The request:
Set down every entry again word for word, please, but skip the pictures.

Input material:
------------------------------

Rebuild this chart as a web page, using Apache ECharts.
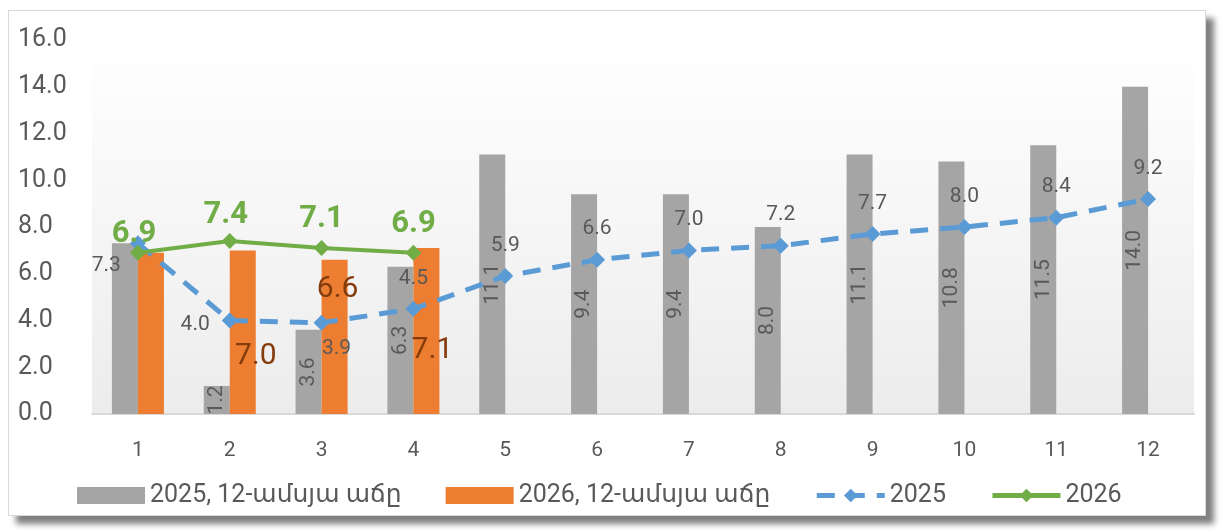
<!DOCTYPE html>
<html>
<head>
<meta charset="utf-8">
<script src="https://cdn.jsdelivr.net/npm/echarts@6/dist/echarts.min.js"></script>
<style>
  html, body { margin: 0; padding: 0; background: #fff; }
  #frame {
    position: absolute; left: 8px; top: 10px; width: 1196px; height: 504px;
    background: #fff; border: 1px solid #d9d9d9;
    box-shadow: 8px 8px 6px rgba(0, 0, 0, 0.5);
  }
  #app { position: absolute; left: 0; top: 0; width: 1223px; height: 532px; }
</style>
</head>
<body>
<div id="frame"></div>
<div id="app"></div>
<script>
const months = ['1', '2', '3', '4', '5', '6', '7', '8', '9', '10', '11', '12'];
const bars2025 = [7.3, 1.2, 3.6, 6.3, 11.1, 9.4, 9.4, 8.0, 11.1, 10.8, 11.5, 14.0];
const bars2026 = [6.9, 7.0, 6.6, 7.1];
const line2025 = [7.3, 4.0, 3.9, 4.5, 5.9, 6.6, 7.0, 7.2, 7.7, 8.0, 8.4, 9.2];
const line2026 = [6.9, 7.4, 7.1, 6.9];
const names = ['2025, 12-ամսյա աճը', '2026, 12-ամսյա աճը', '2025', '2026'];

const FONT = 'Roboto, "DejaVu Sans", sans-serif';
const gray = '#a5a5a5', orange = '#ed7d31', blue = '#5b9bd5', green = '#70ad47';
const fmt = p => Number(p.value).toFixed(1);

// per-point label tweaks (styling only)
const grayLabels = { 0: { show: false } };
const orangeLabels = {
  0: { show: false },
  1: { position: 'inside', offset: [13, 24] },
  2: { position: 'insideTop', distance: 5, offset: [3, 10] },
  3: { position: 'inside', offset: [6, 19] }
};
const blueLabels = {
  0: { position: 'left', offset: [3, 22] },
  1: { position: 'left', offset: [0, 4] },
  2: { position: 'bottom', offset: [15, -5] }
};
const greenLabels = { 0: { offset: [-4, 10] }, 1: { offset: [-4, 3] } };

const withLabels = (vals, tweaks) =>
  vals.map((v, i) => tweaks[i] ? { value: v, label: tweaks[i] } : v);

const chart = echarts.init(document.getElementById('app'));
chart.setOption({
  backgroundColor: 'transparent',
  animation: false,
  textStyle: { fontFamily: FONT },
  grid: {
    left: 92, right: 29, top: 40, bottom: 118,
    show: true, borderWidth: 0,
    backgroundColor: new echarts.graphic.LinearGradient(0, 0, 0, 1, [
      { offset: 0, color: '#ffffff' },
      { offset: 1, color: '#ececec' }
    ])
  },
  legend: {
    left: 72, top: 478,
    itemWidth: 68, itemHeight: 17, itemGap: 44,
    textStyle: { fontFamily: FONT, fontSize: 25, color: '#595959' },
    data: [
      { name: names[0], icon: 'rect' },
      { name: names[1], icon: 'rect' },
      { name: names[2], lineStyle: { width: 5 } },
      { name: names[3], lineStyle: { width: 5 } }
    ]
  },
  xAxis: {
    type: 'category',
    data: months,
    axisLine: { lineStyle: { color: '#d9d9d9', width: 2 } },
    axisTick: { show: false },
    axisLabel: { color: '#595959', fontSize: 21, margin: 26 }
  },
  yAxis: {
    type: 'value',
    min: 0, max: 16, interval: 2,
    splitLine: { show: false },
    axisLine: { show: false },
    axisTick: { show: false },
    axisLabel: {
      color: '#595959', fontSize: 25, align: 'left', margin: 74,
      formatter: v => v.toFixed(1)
    }
  },
  series: [
    {
      name: names[0], type: 'bar', barWidth: 26, barGap: '0%',
      itemStyle: { color: gray },
      label: {
        show: true, position: 'inside', rotate: 90,
        color: '#595959', fontSize: 21, formatter: fmt
      },
      data: withLabels(bars2025, grayLabels)
    },
    {
      name: names[1], type: 'bar', barWidth: 26, barGap: '0%',
      itemStyle: { color: orange },
      label: { show: true, color: '#843c0c', fontSize: 30, formatter: fmt },
      data: withLabels(bars2026, orangeLabels)
    },
    {
      name: names[2], type: 'line', z: 3,
      symbol: 'diamond', symbolSize: 16,
      itemStyle: { color: blue },
      lineStyle: { color: blue, width: 5, type: [18, 12] },
      label: {
        show: true, position: 'top', distance: 12,
        color: '#595959', fontSize: 21, formatter: fmt
      },
      data: withLabels(line2025, blueLabels)
    },
    {
      name: names[3], type: 'line', z: 4,
      symbol: 'diamond', symbolSize: 16,
      itemStyle: { color: green },
      lineStyle: { color: green, width: 4 },
      label: {
        show: true, position: 'top', distance: 5,
        color: green, fontSize: 31, fontWeight: 'bold', formatter: fmt
      },
      data: withLabels(line2026, greenLabels)
    }
  ]
});
</script>
</body>
</html>
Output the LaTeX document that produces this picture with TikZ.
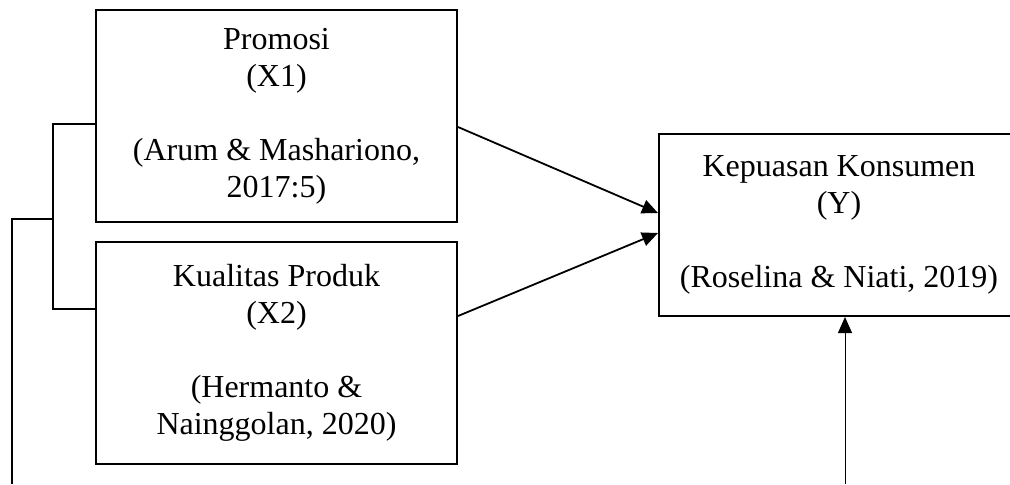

------------------------------

Complete response:
Rebuild this chart as a web page, using Apache ECharts.
<!DOCTYPE html>
<html>
<head>
<meta charset="utf-8">
<script src="https://cdn.jsdelivr.net/npm/echarts@6/dist/echarts.min.js"></script>
<style>
  html, body { margin: 0; padding: 0; background: #fff; }
  #frame {
    position: absolute; left: 8px; top: 10px; width: 1196px; height: 504px;
    background: #fff; border: 1px solid #d9d9d9;
    box-shadow: 8px 8px 6px rgba(0, 0, 0, 0.5);
  }
  #app { position: absolute; left: 0; top: 0; width: 1223px; height: 532px; }
</style>
</head>
<body>
<div id="frame"></div>
<div id="app"></div>
<script>
const months = ['1', '2', '3', '4', '5', '6', '7', '8', '9', '10', '11', '12'];
const bars2025 = [7.3, 1.2, 3.6, 6.3, 11.1, 9.4, 9.4, 8.0, 11.1, 10.8, 11.5, 14.0];
const bars2026 = [6.9, 7.0, 6.6, 7.1];
const line2025 = [7.3, 4.0, 3.9, 4.5, 5.9, 6.6, 7.0, 7.2, 7.7, 8.0, 8.4, 9.2];
const line2026 = [6.9, 7.4, 7.1, 6.9];
const names = ['2025, 12-ամսյա աճը', '2026, 12-ամսյա աճը', '2025', '2026'];

const FONT = 'Roboto, "DejaVu Sans", sans-serif';
const gray = '#a5a5a5', orange = '#ed7d31', blue = '#5b9bd5', green = '#70ad47';
const fmt = p => Number(p.value).toFixed(1);

// per-point label tweaks (styling only)
const grayLabels = { 0: { show: false } };
const orangeLabels = {
  0: { show: false },
  1: { position: 'inside', offset: [13, 24] },
  2: { position: 'insideTop', distance: 5, offset: [3, 10] },
  3: { position: 'inside', offset: [6, 19] }
};
const blueLabels = {
  0: { position: 'left', offset: [3, 22] },
  1: { position: 'left', offset: [0, 4] },
  2: { position: 'bottom', offset: [15, -5] }
};
const greenLabels = { 0: { offset: [-4, 10] }, 1: { offset: [-4, 3] } };

const withLabels = (vals, tweaks) =>
  vals.map((v, i) => tweaks[i] ? { value: v, label: tweaks[i] } : v);

const chart = echarts.init(document.getElementById('app'));
chart.setOption({
  backgroundColor: 'transparent',
  animation: false,
  textStyle: { fontFamily: FONT },
  grid: {
    left: 92, right: 29, top: 40, bottom: 118,
    show: true, borderWidth: 0,
    backgroundColor: new echarts.graphic.LinearGradient(0, 0, 0, 1, [
      { offset: 0, color: '#ffffff' },
      { offset: 1, color: '#ececec' }
    ])
  },
  legend: {
    left: 72, top: 478,
    itemWidth: 68, itemHeight: 17, itemGap: 44,
    textStyle: { fontFamily: FONT, fontSize: 25, color: '#595959' },
    data: [
      { name: names[0], icon: 'rect' },
      { name: names[1], icon: 'rect' },
      { name: names[2], lineStyle: { width: 5 } },
      { name: names[3], lineStyle: { width: 5 } }
    ]
  },
  xAxis: {
    type: 'category',
    data: months,
    axisLine: { lineStyle: { color: '#d9d9d9', width: 2 } },
    axisTick: { show: false },
    axisLabel: { color: '#595959', fontSize: 21, margin: 26 }
  },
  yAxis: {
    type: 'value',
    min: 0, max: 16, interval: 2,
    splitLine: { show: false },
    axisLine: { show: false },
    axisTick: { show: false },
    axisLabel: {
      color: '#595959', fontSize: 25, align: 'left', margin: 74,
      formatter: v => v.toFixed(1)
    }
  },
  series: [
    {
      name: names[0], type: 'bar', barWidth: 26, barGap: '0%',
      itemStyle: { color: gray },
      label: {
        show: true, position: 'inside', rotate: 90,
        color: '#595959', fontSize: 21, formatter: fmt
      },
      data: withLabels(bars2025, grayLabels)
    },
    {
      name: names[1], type: 'bar', barWidth: 26, barGap: '0%',
      itemStyle: { color: orange },
      label: { show: true, color: '#843c0c', fontSize: 30, formatter: fmt },
      data: withLabels(bars2026, orangeLabels)
    },
    {
      name: names[2], type: 'line', z: 3,
      symbol: 'diamond', symbolSize: 16,
      itemStyle: { color: blue },
      lineStyle: { color: blue, width: 5, type: [18, 12] },
      label: {
        show: true, position: 'top', distance: 12,
        color: '#595959', fontSize: 21, formatter: fmt
      },
      data: withLabels(line2025, blueLabels)
    },
    {
      name: names[3], type: 'line', z: 4,
      symbol: 'diamond', symbolSize: 16,
      itemStyle: { color: green },
      lineStyle: { color: green, width: 4 },
      label: {
        show: true, position: 'top', distance: 5,
        color: green, fontSize: 31, fontWeight: 'bold', formatter: fmt
      },
      data: withLabels(line2026, greenLabels)
    }
  ]
});
</script>
</body>
</html>
Output the LaTeX document that produces this picture with TikZ.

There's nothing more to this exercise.